- **STATED TASK**: Reproduce the material word for word; the images stay out.

+++ COLLECTED DATA

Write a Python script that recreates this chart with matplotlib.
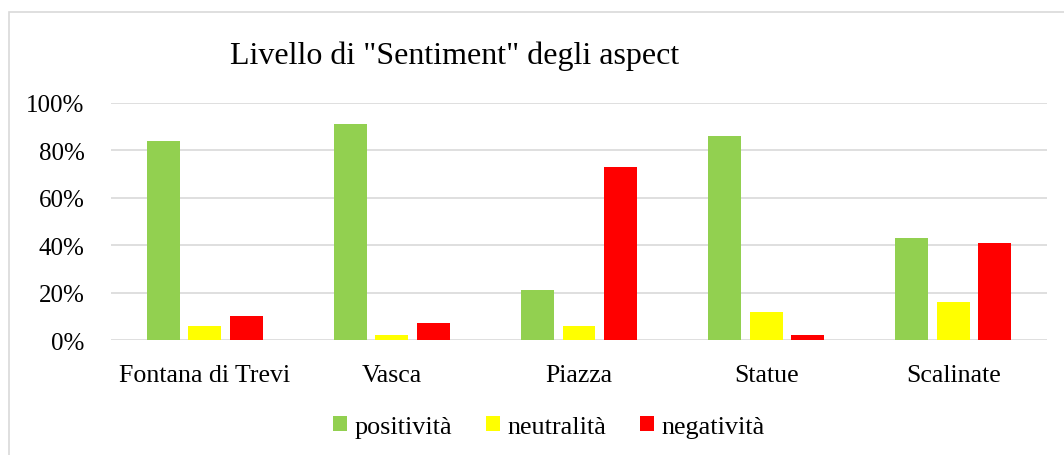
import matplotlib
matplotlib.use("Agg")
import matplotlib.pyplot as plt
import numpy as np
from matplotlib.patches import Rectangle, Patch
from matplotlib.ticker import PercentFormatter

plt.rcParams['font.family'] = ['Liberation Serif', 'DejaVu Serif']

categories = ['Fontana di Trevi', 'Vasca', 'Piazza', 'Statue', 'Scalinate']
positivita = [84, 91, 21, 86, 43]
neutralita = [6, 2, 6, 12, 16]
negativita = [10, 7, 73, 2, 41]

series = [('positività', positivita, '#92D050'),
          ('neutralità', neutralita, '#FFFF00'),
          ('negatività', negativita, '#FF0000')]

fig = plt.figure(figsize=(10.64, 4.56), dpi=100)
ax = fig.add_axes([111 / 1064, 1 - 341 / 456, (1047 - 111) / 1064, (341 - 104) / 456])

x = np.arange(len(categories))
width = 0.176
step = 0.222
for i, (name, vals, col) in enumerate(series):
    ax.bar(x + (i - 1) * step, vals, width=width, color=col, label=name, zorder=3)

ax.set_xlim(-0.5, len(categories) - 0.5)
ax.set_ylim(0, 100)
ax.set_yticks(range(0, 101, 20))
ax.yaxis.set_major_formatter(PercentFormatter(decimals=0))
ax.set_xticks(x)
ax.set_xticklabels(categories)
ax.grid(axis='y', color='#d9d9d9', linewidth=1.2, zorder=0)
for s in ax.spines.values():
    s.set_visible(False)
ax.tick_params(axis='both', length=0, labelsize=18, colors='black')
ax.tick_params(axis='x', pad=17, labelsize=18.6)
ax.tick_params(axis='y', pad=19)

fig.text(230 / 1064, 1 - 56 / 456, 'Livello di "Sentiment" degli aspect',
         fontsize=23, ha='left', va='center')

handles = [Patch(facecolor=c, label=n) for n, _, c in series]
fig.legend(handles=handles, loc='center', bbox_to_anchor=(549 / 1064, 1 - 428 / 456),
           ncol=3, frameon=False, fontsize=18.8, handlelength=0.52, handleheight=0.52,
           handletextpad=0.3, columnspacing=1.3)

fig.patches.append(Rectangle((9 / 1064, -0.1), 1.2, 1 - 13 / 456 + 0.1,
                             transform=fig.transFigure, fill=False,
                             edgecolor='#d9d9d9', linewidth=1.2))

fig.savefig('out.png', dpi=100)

++++++

- **EXERCISE RESULT**:
Write a Python script that recreates this chart with matplotlib.
import matplotlib
matplotlib.use("Agg")
import matplotlib.pyplot as plt
import numpy as np
from matplotlib.patches import Rectangle, Patch
from matplotlib.ticker import PercentFormatter

plt.rcParams['font.family'] = ['Liberation Serif', 'DejaVu Serif']

categories = ['Fontana di Trevi', 'Vasca', 'Piazza', 'Statue', 'Scalinate']
positivita = [84, 91, 21, 86, 43]
neutralita = [6, 2, 6, 12, 16]
negativita = [10, 7, 73, 2, 41]

series = [('positività', positivita, '#92D050'),
          ('neutralità', neutralita, '#FFFF00'),
          ('negatività', negativita, '#FF0000')]

fig = plt.figure(figsize=(10.64, 4.56), dpi=100)
ax = fig.add_axes([111 / 1064, 1 - 341 / 456, (1047 - 111) / 1064, (341 - 104) / 456])

x = np.arange(len(categories))
width = 0.176
step = 0.222
for i, (name, vals, col) in enumerate(series):
    ax.bar(x + (i - 1) * step, vals, width=width, color=col, label=name, zorder=3)

ax.set_xlim(-0.5, len(categories) - 0.5)
ax.set_ylim(0, 100)
ax.set_yticks(range(0, 101, 20))
ax.yaxis.set_major_formatter(PercentFormatter(decimals=0))
ax.set_xticks(x)
ax.set_xticklabels(categories)
ax.grid(axis='y', color='#d9d9d9', linewidth=1.2, zorder=0)
for s in ax.spines.values():
    s.set_visible(False)
ax.tick_params(axis='both', length=0, labelsize=18, colors='black')
ax.tick_params(axis='x', pad=17, labelsize=18.6)
ax.tick_params(axis='y', pad=19)

fig.text(230 / 1064, 1 - 56 / 456, 'Livello di "Sentiment" degli aspect',
         fontsize=23, ha='left', va='center')

handles = [Patch(facecolor=c, label=n) for n, _, c in series]
fig.legend(handles=handles, loc='center', bbox_to_anchor=(549 / 1064, 1 - 428 / 456),
           ncol=3, frameon=False, fontsize=18.8, handlelength=0.52, handleheight=0.52,
           handletextpad=0.3, columnspacing=1.3)

fig.patches.append(Rectangle((9 / 1064, -0.1), 1.2, 1 - 13 / 456 + 0.1,
                             transform=fig.transFigure, fill=False,
                             edgecolor='#d9d9d9', linewidth=1.2))

fig.savefig('out.png', dpi=100)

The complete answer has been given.